Lil allowed herself a moment of satisfaction with the victory and the souvenir before the shaky grip of an aye-aye about her leg brought her back to reality. The bad guy may have gotten what he deserved, but she wasn’t out of the woods yet. She could hear the metal of the strut failing. Its steady collapse had left its length a jagged and impassible twist of torn metal and splintered wood. Goose was nowhere to be seen, scared off by the explosion.
She turned to the fug. Gunner and Coop’s ship was getting closer. Just a minute or two more and it would arrive. By her estimation, that would be about thirty seconds too late. She turned back to the dangling catwalk. The section that should have led down through the platform was tangled up in the remains of the wooden planking. As the strut sagged down, the far end of the catwalk was tearing away. It might last longer than the strut would. She looked to Wink.
“What do you think, Wink? Think I can make it?”
Wink gave her an uncertain look, then bounded from her shoulder, deftly across the damaged patch of strut, and onward to safety.
“Thanks for the vote of confidence, fella.”
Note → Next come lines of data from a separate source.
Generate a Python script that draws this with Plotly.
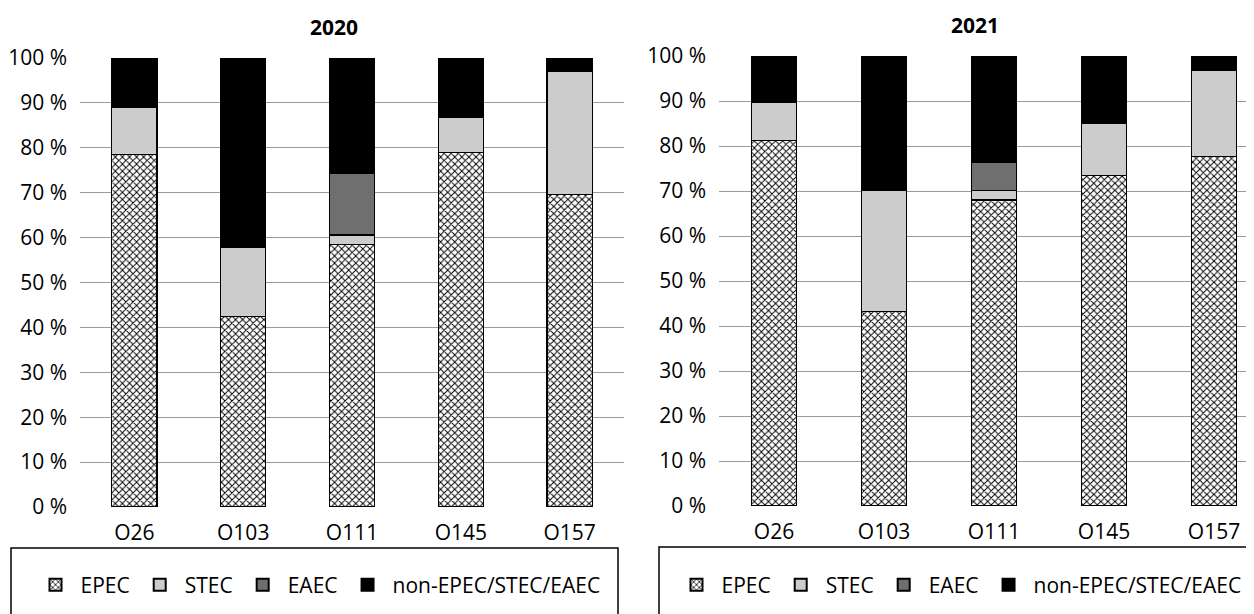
import plotly.graph_objects as go

categories = ["O26", "O103", "O111", "O145", "O157"]
series_names = ["EPEC", "STEC", "EAEC", "non-EPEC/STEC/EAEC"]

epec_2020 = [78.5, 42.4, 58.4, 79.0, 69.6]
stec_2020 = [10.6, 15.4, 2.2, 7.7, 27.4]
eaec_2020 = [0.0, 0.0, 13.7, 0.0, 0.0]
non_2020 = [10.9, 42.2, 25.7, 13.3, 3.0]

epec_2021 = [81.3, 43.3, 68.0, 73.4, 77.7]
stec_2021 = [8.4, 26.9, 2.1, 11.6, 19.2]
eaec_2021 = [0.0, 0.0, 6.3, 0.0, 0.0]
non_2021 = [10.3, 29.8, 23.6, 15.0, 3.1]

tick_vals = [0, 10, 20, 30, 40, 50, 60, 70, 80, 90, 100]
tick_text = [f"{v} %" for v in tick_vals]

FONT = "Open Sans"
FS = 21
colors = ["white", "#cccccc", "#6f6f6f", "#000000"]

fig = go.Figure()

def add_year(vals, xa, ya, leg):
    for i, (name, v) in enumerate(zip(series_names, vals)):
        marker = dict(color=colors[i], line=dict(color="black", width=1.2))
        if i == 0:
            marker["pattern"] = dict(shape="x", fgcolor="black", bgcolor="white",
                                     size=5, solidity=0.35, fillmode="replace")
        fig.add_trace(go.Bar(
            x=categories, y=v, name=name, xaxis=xa, yaxis=ya,
            marker=marker, width=0.415, legend=leg, showlegend=True,
        ))

add_year([epec_2020, stec_2020, eaec_2020, non_2020], "x", "y", "legend")
add_year([epec_2021, stec_2021, eaec_2021, non_2021], "x2", "y2", "legend2")

W, H = 1254, 614
OFF = 8  # page body offset of the figure

def px_x(p):
    return (p - OFF) / W

def px_y(p):
    return (H - (p - OFF)) / H

axis_common = dict(showgrid=False, showline=False, ticks="", zeroline=False,
                   automargin=False, type="category", ticklabelstandoff=11,
                   tickfont=dict(family=FONT, size=FS, color="black"))
yaxis_common = dict(range=[0, 100], tickvals=tick_vals, ticktext=tick_text,
                    showgrid=True, gridcolor="#9a9a9a", gridwidth=1,
                    zeroline=False, showline=False, ticks="", automargin=False,
                    ticklabelstandoff=12,
                    tickfont=dict(family=FONT, size=FS, color="black"))

legend_common = dict(orientation="h", yanchor="middle", xanchor="center",
                     font=dict(family=FONT, size=FS, color="black"),
                     bgcolor="rgba(0,0,0,0)", borderwidth=0, traceorder="normal",
                     itemsizing="constant", itemwidth=40)

x2_start = 719
fig.update_layout(
    template="none",
    width=W, height=H, autosize=False,
    margin=dict(l=0, r=0, t=0, b=0, pad=0, autoexpand=False),
    paper_bgcolor="white", plot_bgcolor="white",
    barmode="stack",
    font=dict(family=FONT, size=FS, color="black"),
    xaxis=dict(domain=[px_x(80), px_x(624)], range=[-0.5, 4.5], anchor="y", **axis_common),
    yaxis=dict(domain=[px_y(507), px_y(58)], anchor="x", **yaxis_common),
    xaxis2=dict(domain=[px_x(x2_start), 1.0],
                range=[-0.5, -0.5 + (W + OFF - x2_start) / 110], anchor="y2", **axis_common),
    yaxis2=dict(domain=[px_y(506), px_y(56)], anchor="x2", **yaxis_common),
    legend=dict(x=px_x(318), y=px_y(585), **legend_common),
    legend2=dict(x=px_x(959), y=px_y(585), **legend_common),
    showlegend=True,
    annotations=[
        dict(text="<b>2020</b>", x=px_x(334), y=px_y(27), xref="paper", yref="paper",
             xanchor="center", yanchor="middle",
             showarrow=False, font=dict(family=FONT, size=FS, color="black")),
        dict(text="<b>2021</b>", x=px_x(975), y=px_y(25), xref="paper", yref="paper",
             xanchor="center", yanchor="middle",
             showarrow=False, font=dict(family=FONT, size=FS, color="black")),
    ],
    shapes=[
        dict(type="rect", xref="paper", yref="paper", x0=px_x(11), x1=px_x(618),
             y0=-0.05, y1=px_y(548), line=dict(color="black", width=1.5)),
        dict(type="rect", xref="paper", yref="paper", x0=px_x(659), x1=1.05,
             y0=-0.05, y1=px_y(547), line=dict(color="black", width=1.5)),
    ],
)

fig.write_html("out.html")
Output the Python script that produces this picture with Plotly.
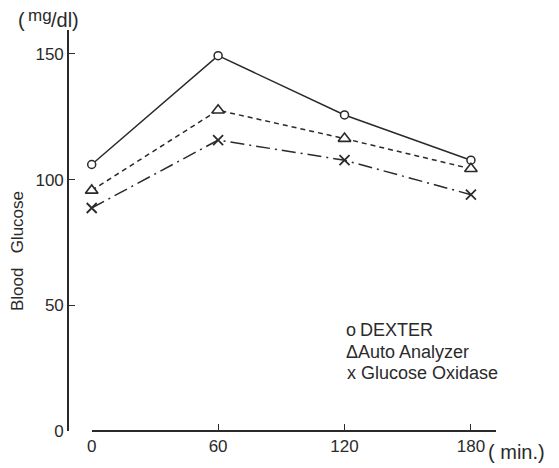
import plotly.graph_objects as go

minutes = [0, 60, 120, 180]
dexter = [106, 149.3, 125.7, 107.7]
auto_analyzer = [95.7, 127.6, 116.3, 104.3]
glucose_oxidase = [88.7, 115.7, 107.7, 94]

x_ticks = [0, 60, 120, 180]
y_ticks = [0, 50, 100, 150]

ink = "#2a2a2a"
font = "Liberation Sans, Arial, sans-serif"

fig = go.Figure()

fig.add_trace(go.Scatter(
    x=minutes, y=dexter, mode="lines+markers", name="DEXTER", cliponaxis=False,
    line=dict(color=ink, width=1.5, dash="solid"),
    marker=dict(symbol="circle", size=8, color="white", line=dict(color=ink, width=1.5)),
))
fig.add_trace(go.Scatter(
    x=minutes, y=auto_analyzer, mode="lines+markers", name="Auto Analyzer", cliponaxis=False,
    line=dict(color=ink, width=1.5, dash="5px,4px"),
    marker=dict(symbol="triangle-up", size=11, color="white", line=dict(color=ink, width=1.6)),
))
fig.add_trace(go.Scatter(
    x=minutes, y=glucose_oxidase, mode="lines+markers", name="Glucose Oxidase", cliponaxis=False,
    line=dict(color=ink, width=1.5, dash="14px,5px,2px,5px"),
    marker=dict(symbol="x-thin", size=10, color=ink, line=dict(color=ink, width=1.8)),
))

W, H = 559, 468
ml, mr, mt, mb = 68, 63, 30, 37
pw = W - ml - mr
ph = H - mt - mb
x0_px = 91.7
xdom0 = (x0_px - ml) / pw


def px(x):
    return (x - ml) / pw


def py(y):
    return (H - mb - y) / ph


fig.update_layout(
    width=W, height=H,
    margin=dict(l=ml, r=mr, t=mt, b=mb),
    paper_bgcolor="white", plot_bgcolor="white",
    showlegend=False,
    font=dict(family=font, color=ink),
    xaxis=dict(
        domain=[xdom0, 1], range=[0, 191.9],
        tickvals=x_ticks, ticktext=[str(v) for v in x_ticks],
        showline=True, linecolor=ink, linewidth=1.6,
        ticks="inside", ticklen=6, tickwidth=1.4, tickcolor=ink,
        showgrid=False, zeroline=False,
        tickfont=dict(size=17, color=ink),
        anchor="free", position=0,
    ),
    yaxis=dict(
        range=[0, 159.5],
        tickvals=y_ticks, ticktext=[str(v) for v in y_ticks],
        showline=True, linecolor=ink, linewidth=1.6,
        ticks="inside", ticklen=6, tickwidth=1.4, tickcolor=ink,
        showgrid=False, zeroline=False,
        tickfont=dict(size=17, color=ink),
        anchor="free", position=0,
    ),
)

ann = [
    dict(text="(", x=px(16), y=py(20), xanchor="left", yanchor="middle", font=dict(size=20)),
    dict(text="mg", x=px(26), y=py(15), xanchor="left", yanchor="middle", font=dict(size=17)),
    dict(text="/dl)", x=px(49), y=py(20), xanchor="left", yanchor="middle", font=dict(size=20)),
    dict(text="Blood\u00a0\u00a0\u00a0Glucose", x=px(17), y=py(251), xanchor="center",
         yanchor="middle", textangle=-90, font=dict(size=17)),
    dict(text="( min.)", x=px(486), y=py(452), xanchor="left", yanchor="middle",
         font=dict(size=20)),
    dict(text="\u1d0f", x=px(344), y=py(330), xanchor="left", yanchor="middle",
         font=dict(size=18)),
    dict(text="DEXTER", x=px(358), y=py(330), xanchor="left", yanchor="middle",
         font=dict(size=18)),
    dict(text="\u0394Auto Analyzer", x=px(344), y=py(352), xanchor="left", yanchor="middle",
         font=dict(size=18)),
    dict(text="x Glucose Oxidase", x=px(345), y=py(373), xanchor="left", yanchor="middle",
         font=dict(size=18)),
]
for a in ann:
    a.update(xref="paper", yref="paper", showarrow=False)
fig.update_layout(annotations=ann)

fig.write_html("out.html")
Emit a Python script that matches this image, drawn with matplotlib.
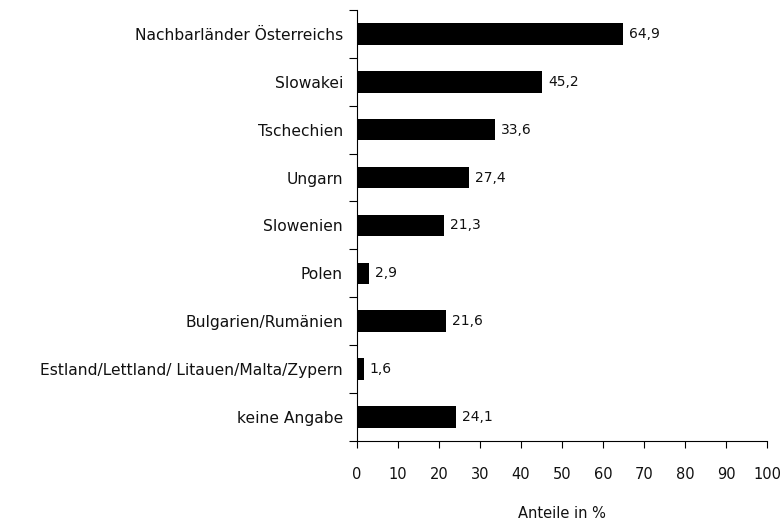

The strut creaked and sagged.
“Now or never,” she muttered.
She took a few steps back to the very edge of the strut and got a running start. Planting her boot on the last safe patch before the metal became too twisted to walk on, she vaulted forward and struck the roof of the dangling catwalk hard enough to shatter two more of its braces, which swung down parallel with the cliff and sent fug swirling around her. Hand over hand, clutching the mesh, she dragged herself up. It seemed like every tug upward yanked the catwalk farther down. It was anyone’s guess which would come first: either she’d reach the top or the whole mess would tear free.
The metal screeched and rattled as the end of the strut finally failed. It clanked and smashed its way down the cliffside. The cable pulled free of its anchor and coiled off into oblivion. She felt the last few brackets give way. The catwalk started to slide.
“Gotcha!”
A hand grabbed the back of her dress and hauled her away from the catwalk. It tore away from the ruined platform and followed the rest of the mess into the fug. She looked up to find her brother hanging from the rungs of the rope ladder on the stolen scout ship.
“You sure do know how to get yourself into hot water, Lil.”
“Learned from the best, I reckon,” she said.
He pulled her high enough for her to grab hold of the ladder herself. She followed him up to the deck of the scout.
“How’s everybody else?” she said breathlessly when she was finally stable on the deck. “Wink ran up along the arm. Critter’s probably huddlin’ down under what’s left of the platform.”
Coop gazed out over the fug. Lil matched his gaze. For a few seconds, there was no sound but the sputtering of the damaged turbines and the muted shouts of the crowd that had witnessed the whole thing from the far edge of the damaged funicular platform. Then the gleam of five pristine turbines could be seen slowly rising out of the fug. The Wind Breaker emerged, and after a length of mooring line, so did the funicular car, with Nita perched on top.
“Ha-ha!” Lil said. “There she is! Come on. Let’s find a place to set down. I need a stiff drink. And it’s long past due you caught me up on old times.”